Wednesday, March 28, 2018

The Trauma Awakening

As I watch events unfold around me; as I watch children insisting on their lives, I wonder… are we splitting as a species? From the destructive, ravaging side of sapiens to a more aware, advanced homo illustratum? Are we in the throes of this cladogenesis? Are we amid speciation growing pains? Were the sixties actually the “Dawning of the Age of Aquarius?”

With every fiber of my being, I certainly hope so.

What I’m seeing now, with #MeToo, Times Up, Black Lives Matter, March for Our Lives—is survivors uniting through the shared experience of trauma. We know that trauma has specific effects on neural pathways, and that these play out in emotional injuries and physical illnesses. We know that trauma changes a living thing permanently. We know that trauma is handed from one generation to the next through conditioning, which in turn may affect our DNA. The science is out on that one, or rather—it is a parade of blindfolded travelers encountering Ganesha.

Our belief in our ability to “know” far exceeds the reality of our knowledge.

We are still a species that will kill one another over rocks. Anyone vaguely cognizant of our ravenous, profligate nature and its impact can see there’s a code flaw. As with conceptual, self-healing artificial intelligence, perhaps the dawning awareness is our frontal cortex trying to overtake the lizard brain before it gets us all killed. I wonder if, within my lifetime, there will be a rapid shift. Will we see ourselves becoming illustratum—a species that will reverse-engineer us back to the paradise earth once was?

With every fiber of my being, I certainly hope so.

The social movements we see now are the clarion call of enlightenment—the raised voice of suffering saying, “no more.” We have pilloried one another, ourselves, our earth and everything in it long enough. Saber-tooth tigers are no longer trying to chase us down and eat us. It would be good to stop behaving as if they are. This fear-based desperation drives toxic aggression. Toxic aggression drives racism, sexism, bullying, sexual abuse, physical abuse, emotional abuse, greed and violence of every sort—from the raised finger in traffic to the flooding of Glen Canyon to the caustic mentality behind nuclear destruction.

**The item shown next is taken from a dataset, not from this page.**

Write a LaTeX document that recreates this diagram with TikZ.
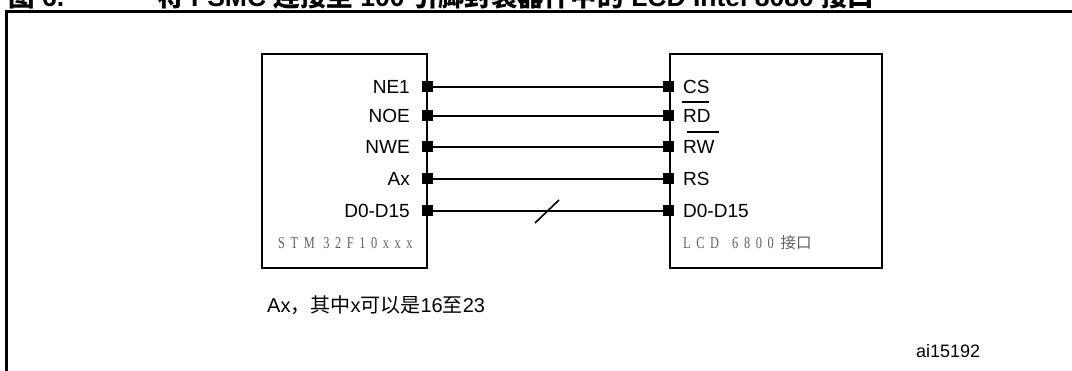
\documentclass[tikz,border=0pt]{standalone}
\usepackage{graphicx}
\usepackage{fontspec}
\setmainfont{Liberation Sans}
\newfontfamily\cjk{Noto Sans CJK SC}
\newfontfamily\serl[LetterSpace=45]{Liberation Serif}
\usetikzlibrary{calc}
\begin{document}
\begin{tikzpicture}[x=1pt,y=-1pt,
  frame/.style={line width=3pt},
  chipbox/.style={draw, line width=2.5pt, inner sep=0pt, outer sep=0pt, anchor=north west},
  pinsq/.style={fill=black, minimum width=11pt, minimum height=11pt, inner sep=0pt, outer sep=0pt},
  wire/.style={line width=1.6pt},
  ovl/.style={line width=1.4pt},
  lbl/.style={inner sep=0pt, font=\fontsize{19}{19}\selectfont},
  chiplbl/.style={inner sep=0pt, anchor=base west, text=black!62, font=\fontsize{16.5}{16.5}\selectfont\serl},
  ttl/.style={inner sep=0pt, anchor=base west, font=\fontsize{26.5}{26.5}\selectfont\bfseries},
]
\useasboundingbox (0,0) rectangle (1072,371);
\fill[white] (0,0) rectangle (1072,371);

% title (cut off at top)
\node[ttl] (fig) at (8,7) {{\cjk 图} 6.};
\node[ttl] (title) at (157,7) {{\cjk 将} FSMC {\cjk 连接至} 100 {\cjk 引脚封装器件中的} LCD Intel 8080 {\cjk 接口}};

% frame
\draw[frame] (6.5,375) -- (6.5,11.5) -- (1076,11.5);

% boxes
\node[chipbox, minimum width=165pt, minimum height=214pt] (stm) at (262,54) {};
\node[chipbox, minimum width=212pt, minimum height=214pt] (lcd) at (670,54) {};

% pins
\foreach \n/\y in {1/87,2/116,3/147,4/179,5/211}{
  \node[pinsq] (l\n) at (427,\y) {};
  \node[pinsq] (r\n) at (668,\y) {};
  \draw[wire] (l\n) -- (r\n);
}

% left labels
\node[lbl, anchor=base east] (tne) at (410,94) {NE1};
\node[lbl, anchor=base east] (tnoe) at (410,123) {NOE};
\node[lbl, anchor=base east] (tnwe) at (410,154) {NWE};
\node[lbl, anchor=base east] (tax) at (410,186) {Ax};
\node[lbl, anchor=base east] (tdl) at (410,218) {D0-D15};

% right labels
\node[lbl, anchor=base west] (tcs) at (683,94) {CS};
\node[lbl, anchor=base west] (trd) at (683,123) {RD};
\node[lbl, anchor=base west] (trw) at (683,154) {RW};
\node[lbl, anchor=base west] (trs) at (683,186) {RS};
\node[lbl, anchor=base west] (tdr) at (683,218) {D0-D15};
\draw[ovl] ([xshift=-1pt,yshift=21pt]trd.base west) -- ([xshift=-2pt,yshift=21pt]trd.base east);
\draw[ovl] ([xshift=4pt,yshift=22pt]trw.base west) -- ([xshift=4pt,yshift=22pt]trw.base east);

% bus slash
\coordinate (sl) at (547,211);
\draw[wire] ($(sl)+(-12,12)$) -- ($(sl)+(12,-11)$);

% chip names
\node[chiplbl] (stmname) at (278,249) {\scalebox{0.75}[1]{STM 32F10xxx}};
\node[chiplbl] (lcdname) at (683,249) {\scalebox{0.75}[1]{LCD\hspace{6pt} 6800}\hspace{7pt}{\cjk\fontsize{15.5}{15.5}\selectfont 接口}};

% notes
\node[lbl, anchor=base west, font=\fontsize{20}{20}\selectfont] (note) at (267,313) {Ax{\cjk ，其中}x{\cjk 可以是}16{\cjk 至}23};
\node[lbl, anchor=base west, font=\fontsize{18}{18}\selectfont] (ref) at (916,358) {ai15192};
\end{tikzpicture}
\end{document}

Those associations may seem like a stretch because violence is so utterly ingrained into so many things that we do that it requires deliberate attention. A willingness to investigate our own behaviors and the courage to face what we find rather than seek the ongoing comfort of delusion and drunken consumption. E.g., years ago, we discovered our use of plastics was creating a massive pestilent cesspool between the West Coast and Hawaii. We react by spending half a paycheck on plastic packaging at Costco and Trader Joe’s, because the larger reality of the impact has not yet touched us directly.

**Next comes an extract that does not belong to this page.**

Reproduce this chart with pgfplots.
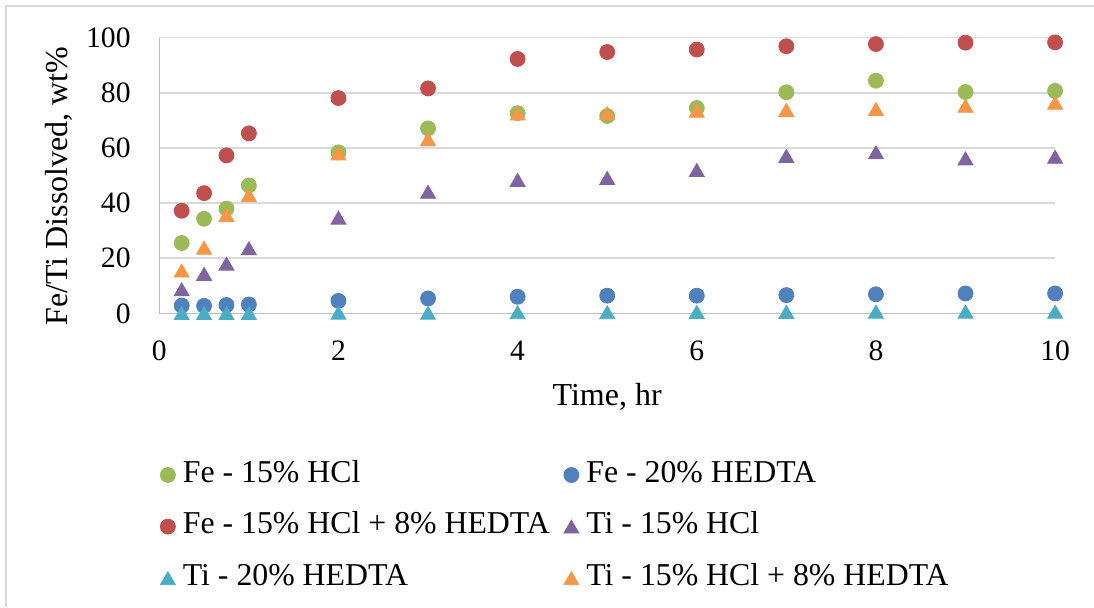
\documentclass[border=0pt]{standalone}
\usepackage{pgfplots}
\pgfplotsset{compat=1.18}
\usepackage{fontspec}
\setmainfont{Liberation Serif}
\definecolor{cgreen}{HTML}{9BBB59}
\definecolor{cblue}{HTML}{4F81BD}
\definecolor{cred}{HTML}{C0504D}
\definecolor{cpurple}{HTML}{8064A2}
\definecolor{ccyan}{HTML}{4BACC6}
\definecolor{corange}{HTML}{F79646}
\definecolor{gridc}{HTML}{D9D9D9}
\definecolor{axc}{HTML}{BFBFBF}
\newcommand{\cA}[1]{\makebox[186.75pt][l]{#1}}
\begin{document}
\begin{tikzpicture}[font=\fontsize{16}{19}\selectfont]
\useasboundingbox (0,0) rectangle (547pt,303.5pt);
\draw[gridc, line width=1pt] (2.75pt,0) -- (2.75pt,300.25pt) -- (547pt,300.25pt);
\begin{axis}[
  at={(79.65pt,146.85pt)}, anchor=south west,
  scale only axis, width=447.9pt, height=137.8pt,
  xmin=0, xmax=10, ymin=0, ymax=100,
  xtick={0,2,...,10}, ytick={0,20,...,100},
  axis x line*=bottom, axis y line*=left,
  axis line style={-, draw=axc, line width=0.75pt},
  ymajorgrids, grid style={draw=gridc, line width=0.75pt},
  major tick length=0pt,
  /pgf/number format/assume math mode=true,
  ticklabel style={font=\fontsize{14.8}{17}\selectfont},
  yticklabel style={anchor=east, inner sep=0pt, xshift=-14.15pt},
  xticklabel style={anchor=north, inner sep=0pt, yshift=-13.8pt},
  xlabel={Time, hr}, ylabel={Fe/Ti Dissolved, wt\%},
  xlabel style={at={(axis description cs:0.5,-0.3037)}, anchor=center},
  ylabel style={at={(axis description cs:-0.112,0.462)}, anchor=center},
  clip=false,
  legend columns=2,
  legend cell align=left,
  legend style={at={(axis description cs:0.00078,-0.5381)}, anchor=north west, draw=none, fill=none, inner sep=0pt, column sep=3.75pt, row sep=12.8pt, font=\fontsize{15.9}{18}\selectfont, nodes={inner sep=0pt, text height=10pt, text depth=3pt, align=left}},
  legend image code/.code={\draw[mark repeat=2,mark phase=2,#1] plot coordinates {(0pt,0pt) (3.75pt,0pt) (7.5pt,0pt)};},
]
\addplot[only marks, mark=*, mark size=3.75pt, mark options={fill=cgreen, draw=cgreen}] coordinates {
(0.25,25.5) (0.5,34.3) (0.75,38.0) (1,46.4) (2,58.4) (3,67.1) (4,72.6) (5,71.6) (6,74.5) (7,80.2) (8,84.4) (9,80.3) (10,80.7)};
\addlegendentry{\cA{Fe - 15\% HCl}}
\addplot[only marks, mark=*, mark size=3.75pt, mark options={fill=cblue, draw=cblue}] coordinates {
(0.25,2.8) (0.5,2.7) (0.75,3.0) (1,3.2) (2,4.5) (3,5.4) (4,6.0) (5,6.4) (6,6.4) (7,6.6) (8,6.9) (9,7.2) (10,7.2)};
\addlegendentry{Fe - 20\% HEDTA}
\addplot[only marks, mark=*, mark size=3.75pt, mark options={fill=cred, draw=cred}] coordinates {
(0.25,37.2) (0.5,43.6) (0.75,57.3) (1,65.3) (2,78.1) (3,81.6) (4,92.3) (5,94.8) (6,95.7) (7,96.9) (8,97.7) (9,98.2) (10,98.3)};
\addlegendentry{\cA{Fe - 15\% HCl + 8\% HEDTA}}
\addplot[only marks, mark=triangle*, mark size=4.33pt, mark options={fill=cpurple, draw=cpurple, yshift=-1.08pt}] coordinates {
(0.25,8.7) (0.5,14.3) (0.75,18.0) (1,23.6) (2,34.7) (3,44.1) (4,48.4) (5,49.1) (6,52.0) (7,57.1) (8,58.4) (9,56.2) (10,56.8)};
\addlegendentry{Ti - 15\% HCl}
\addplot[only marks, mark=triangle*, mark size=4.33pt, mark options={fill=ccyan, draw=ccyan, yshift=-1.08pt}] coordinates {
(0.25,0.1) (0.5,0.1) (0.75,0.1) (1,0.1) (2,0.2) (3,0.2) (4,0.4) (5,0.4) (6,0.5) (7,0.5) (8,0.6) (9,0.6) (10,0.6)};
\addlegendentry{\cA{Ti - 20\% HEDTA}}
\addplot[only marks, mark=triangle*, mark size=4.33pt, mark options={fill=corange, draw=corange, yshift=-1.08pt}] coordinates {
(0.25,15.5) (0.5,23.8) (0.75,35.7) (1,42.9) (2,58.0) (3,63.2) (4,72.5) (5,72.6) (6,73.5) (7,73.8) (8,74.1) (9,75.3) (10,76.4)};
\addlegendentry{Ti - 15\% HCl + 8\% HEDTA}
\end{axis}
\end{tikzpicture}
\end{document}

Am I equating incest, for example, with buying plastic-wrapped tubes of plastic? To a degree, yes. Both are a perpetration. Both cause trauma. Both come from a place in the human ego resistant to taking responsibility for the outcome. Each is an artifice of toxic aggression.

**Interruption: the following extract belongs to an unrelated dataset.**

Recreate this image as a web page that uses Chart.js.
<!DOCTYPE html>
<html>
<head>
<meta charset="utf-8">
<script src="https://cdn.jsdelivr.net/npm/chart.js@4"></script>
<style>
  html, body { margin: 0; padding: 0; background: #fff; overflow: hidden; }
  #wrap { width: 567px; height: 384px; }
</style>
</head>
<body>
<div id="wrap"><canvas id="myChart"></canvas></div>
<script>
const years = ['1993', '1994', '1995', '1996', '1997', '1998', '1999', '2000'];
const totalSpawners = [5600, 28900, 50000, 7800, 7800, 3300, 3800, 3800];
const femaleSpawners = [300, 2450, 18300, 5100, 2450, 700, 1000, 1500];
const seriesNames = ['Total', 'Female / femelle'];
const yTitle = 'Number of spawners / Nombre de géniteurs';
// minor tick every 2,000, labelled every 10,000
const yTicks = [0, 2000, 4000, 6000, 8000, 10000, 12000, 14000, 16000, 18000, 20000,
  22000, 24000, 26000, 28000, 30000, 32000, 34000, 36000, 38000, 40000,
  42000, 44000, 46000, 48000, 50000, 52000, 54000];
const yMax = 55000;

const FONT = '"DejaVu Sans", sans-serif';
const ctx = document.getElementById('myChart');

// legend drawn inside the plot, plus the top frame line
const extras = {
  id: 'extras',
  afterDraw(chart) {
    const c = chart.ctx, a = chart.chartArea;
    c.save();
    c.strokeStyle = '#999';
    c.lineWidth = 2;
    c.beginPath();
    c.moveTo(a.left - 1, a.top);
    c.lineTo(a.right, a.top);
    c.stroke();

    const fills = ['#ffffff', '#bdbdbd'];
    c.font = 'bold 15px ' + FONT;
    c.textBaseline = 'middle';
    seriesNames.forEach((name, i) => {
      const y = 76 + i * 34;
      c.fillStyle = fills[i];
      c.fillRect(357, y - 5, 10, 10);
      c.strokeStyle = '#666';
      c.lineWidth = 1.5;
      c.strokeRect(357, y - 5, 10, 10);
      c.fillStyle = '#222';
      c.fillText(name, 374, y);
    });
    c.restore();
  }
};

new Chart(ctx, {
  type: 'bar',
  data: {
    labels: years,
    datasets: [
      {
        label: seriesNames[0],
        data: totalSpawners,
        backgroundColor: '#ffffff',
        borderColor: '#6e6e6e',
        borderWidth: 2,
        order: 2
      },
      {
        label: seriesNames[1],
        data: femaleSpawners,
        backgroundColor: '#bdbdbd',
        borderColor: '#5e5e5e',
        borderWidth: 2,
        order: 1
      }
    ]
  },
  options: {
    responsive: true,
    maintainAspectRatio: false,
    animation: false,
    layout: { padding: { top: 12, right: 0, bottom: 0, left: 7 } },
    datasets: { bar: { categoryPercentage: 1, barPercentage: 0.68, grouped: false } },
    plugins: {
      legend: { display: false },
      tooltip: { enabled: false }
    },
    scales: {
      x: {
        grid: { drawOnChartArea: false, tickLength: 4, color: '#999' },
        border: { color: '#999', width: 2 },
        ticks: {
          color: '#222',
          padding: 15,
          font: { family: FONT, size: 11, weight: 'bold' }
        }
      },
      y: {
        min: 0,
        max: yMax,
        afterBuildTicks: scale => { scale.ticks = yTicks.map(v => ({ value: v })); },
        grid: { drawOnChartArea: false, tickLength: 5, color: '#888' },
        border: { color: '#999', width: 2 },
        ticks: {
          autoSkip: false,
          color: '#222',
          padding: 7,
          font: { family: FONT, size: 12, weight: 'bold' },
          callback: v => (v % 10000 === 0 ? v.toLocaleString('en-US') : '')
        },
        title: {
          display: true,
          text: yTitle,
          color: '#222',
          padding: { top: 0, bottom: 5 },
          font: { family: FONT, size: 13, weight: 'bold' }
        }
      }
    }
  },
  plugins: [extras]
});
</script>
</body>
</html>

There may or may not still be time to change before the Garbage Patch reaches our front steps. The human ego does not awaken easily and is now subject to greater distraction than ever before. The one phenomenon known to rapidly expand awareness beyond ego is trauma. Waking up to a stinking, decaying landscape of refuse would be traumatic to most reasonable people, and I am of a mind that most people are reasonable.